By Janet O'Dea & Allen A. Hazard

There are many fascinating aspects to appreciating older homes. It is thrilling to be able to recognize the style of architecture or find intact character-defining features. For some, learning about the person who had the house built, or who owned it through the years might be even more endearing.

Gaining perspective and understanding of the people who shaped the history of our city and how that contributed to our state and national history is something to behold. These touchstones to our past occurred in what we currently consider San Diego's older housing stock as our region of the country was being shaped.

Finding out information about the original owner of your own house opens up the imagination and can profoundly connect you to its past and to the broader American experience. Imagine discovering that a former resident of your house was connected to a civil war widow.

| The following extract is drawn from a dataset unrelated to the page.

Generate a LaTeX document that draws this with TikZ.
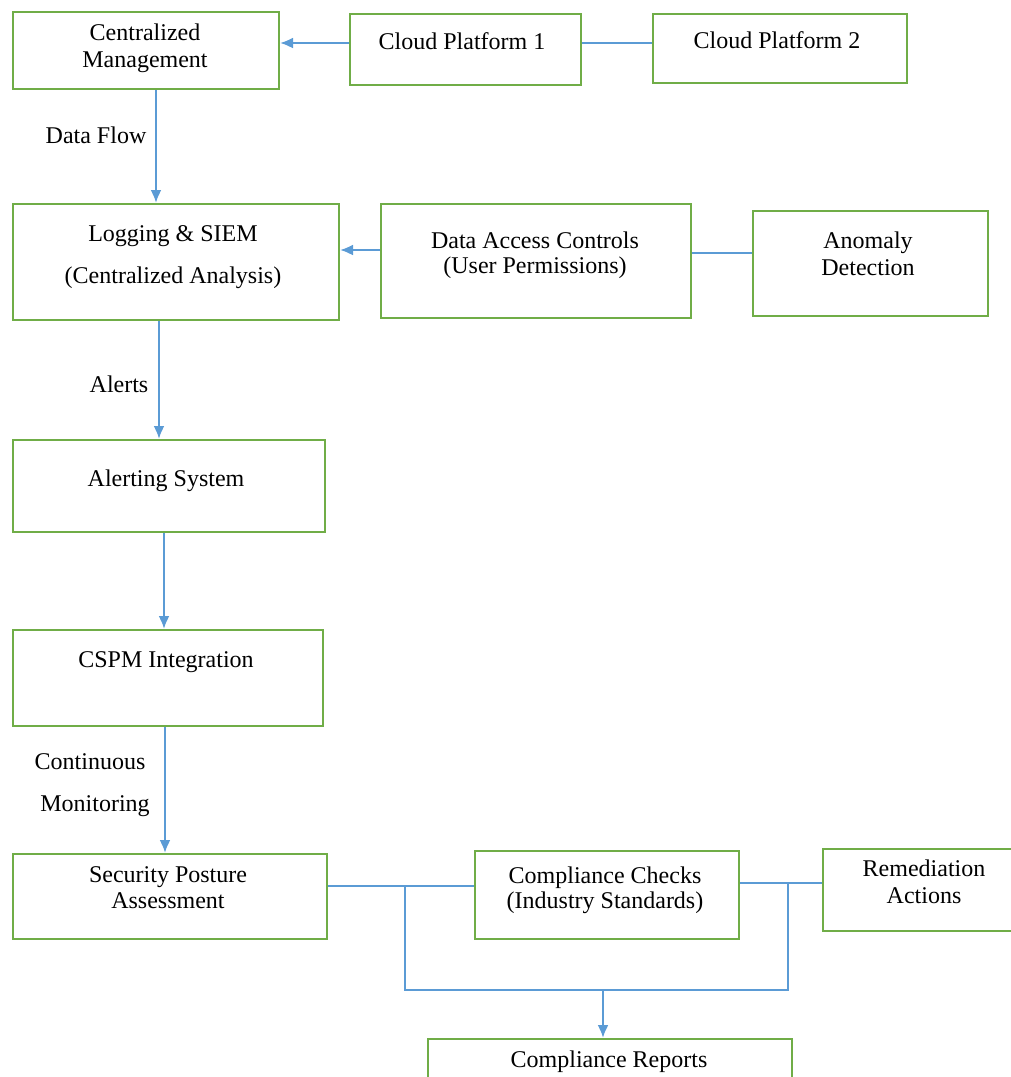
\documentclass[tikz,border=0pt]{standalone}
\usepackage{fontspec}
\setmainfont{Liberation Serif}
\usetikzlibrary{arrows.meta}
\definecolor{boxgreen}{HTML}{70AD47}
\definecolor{lineblue}{HTML}{5B9BD5}
\begin{document}
\begin{tikzpicture}[x=1pt,y=-1pt,
  box/.style={draw=boxgreen, line width=2pt, inner sep=0pt, anchor=north west},
  txt/.style={font=\fontsize{24}{27}\selectfont, anchor=base, inner sep=0pt},
  conn/.style={draw=lineblue, line width=2.2pt},
  arr/.style={conn, -{Latex[length=13pt,width=11pt]}}]
\useasboundingbox (0,0) rectangle (1011,1077);
\clip (0,0) rectangle (1011,1077);
% boxes
\node[box, minimum width=266pt, minimum height=77pt] (cm) at (12,11) {};
\node[box, minimum width=231pt, minimum height=71pt] (cp1) at (349,13) {};
\node[box, minimum width=254pt, minimum height=69pt] (cp2) at (652,13) {};
\node[box, minimum width=326pt, minimum height=116pt] (log) at (12,203) {};
\node[box, minimum width=310pt, minimum height=114pt] (dac) at (380,203) {};
\node[box, minimum width=235pt, minimum height=105pt] (ano) at (752,210) {};
\node[box, minimum width=312pt, minimum height=92pt] (alt) at (12,439) {};
\node[box, minimum width=310pt, minimum height=96pt] (cspm) at (12,629) {};
\node[box, minimum width=314pt, minimum height=85pt] (spa) at (12,853) {};
\node[box, minimum width=264pt, minimum height=88pt] (cc) at (474,850) {};
\node[box, minimum width=220pt, minimum height=82pt] (rem) at (822,848) {};
\node[box, minimum width=364pt, minimum height=60pt] (rep) at (427,1038) {};
% texts
\node[txt] (t1a) at (145,40) {Centralized};
\node[txt] (t1b) at (145,67) {Management};
\node[txt] (t2) at (462,49) {Cloud Platform 1};
\node[txt] (t3) at (777,48) {Cloud Platform 2};
\node[txt] (t4a) at (173,241) {Logging \& SIEM};
\node[txt] (t4b) at (173,283) {(Centralized Analysis)};
\node[txt] (t5a) at (535,248) {Data Access Controls};
\node[txt] (t5b) at (535,273) {(User Permissions)};
\node[txt] (t6a) at (868,248) {Anomaly};
\node[txt] (t6b) at (868,275) {Detection};
\node[txt] (t7) at (166,486) {Alerting System};
\node[txt] (t8) at (166,667) {CSPM Integration};
\node[txt] (t9a) at (168,882) {Security Posture};
\node[txt] (t9b) at (168,908) {Assessment};
\node[txt] (t10a) at (605,883) {Compliance Checks};
\node[txt] (t10b) at (605,908) {(Industry Standards)};
\node[txt] (t11a) at (924,876) {Remediation};
\node[txt] (t11b) at (924,903) {Actions};
\node[txt] (t12) at (609,1067) {Compliance Reports};
% edge labels
\node[txt] (l1) at (96,143) {Data Flow};
\node[txt] (l2) at (119,392) {Alerts};
\node[txt] (l3a) at (90,769) {Continuous};
\node[txt] (l3b) at (95,811) {Monitoring};
% connectors
\draw[arr] (cp1.west |- 0,43) -- (cm.east |- 0,43);
\draw[conn] (cp1.east |- 0,43) -- (cp2.west |- 0,43);
\draw[arr] (cm.south -| 156,0) -- (log.north -| 156,0);
\draw[arr] (dac.west |- 0,250) -- (log.east |- 0,250);
\draw[conn] (dac.east |- 0,253) -- (ano.west |- 0,253);
\draw[arr] (log.south -| 159,0) -- (alt.north -| 159,0);
\draw[arr] (alt.south -| 164,0) -- (cspm.north -| 164,0);
\draw[arr] (cspm.south -| 165,0) -- (spa.north -| 165,0);
\draw[conn] (spa.east |- 0,886) -- (cc.west |- 0,886);
\draw[conn] (cc.east |- 0,883) -- (rem.west |- 0,883);
\coordinate (j1) at (405,886);
\coordinate (b1) at (405,990);
\coordinate (b2) at (788,990);
\coordinate (j2) at (788,883);
\coordinate (bm) at (603,990);
\draw[conn] (j1) -- (b1) -- (b2) -- (j2);
\draw[arr] (bm) -- (rep.north -| bm);
\end{tikzpicture}
\end{document}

Knowing who lived in your house, their occupation or their contributions to the community can connect you in a meaningful way to those former owners.

Historic designation has several criteria it can meet, one of them, Criterion B, is defined as: identified with persons or events significant in local, state or national history. Recently, the City of San Diego has started working on a Historic District policy that is largely focused on the architectural integrity of a building. While the ink hasn't dried on this policy the Historical Resources Board has an opportunity to include provisions to encourage more information covered under Criterion B by examining the past owners and resident information.

A century-old relic: footprints in concrete


The Fuller residence, c. 1910.


Along with the architecture, architect and builder history, the narrative of past residents adds depth to the story of your home. By simply knowing about the deeds or misdeeds of past residents it can instill greater community interest and may even form an emotional connection to the building itself. This association, interest and connection may be the difference between saving or losing the building someday.

While it can be difficult to find any reasonable amount of information about a former resident, the search can be very rewarding. Occasionally, when researching the history of your house you can strike gold and find a relative of a former owner, a document or other evidence that provides some insight into the personality and character of the person or the struggles they endured in their lives.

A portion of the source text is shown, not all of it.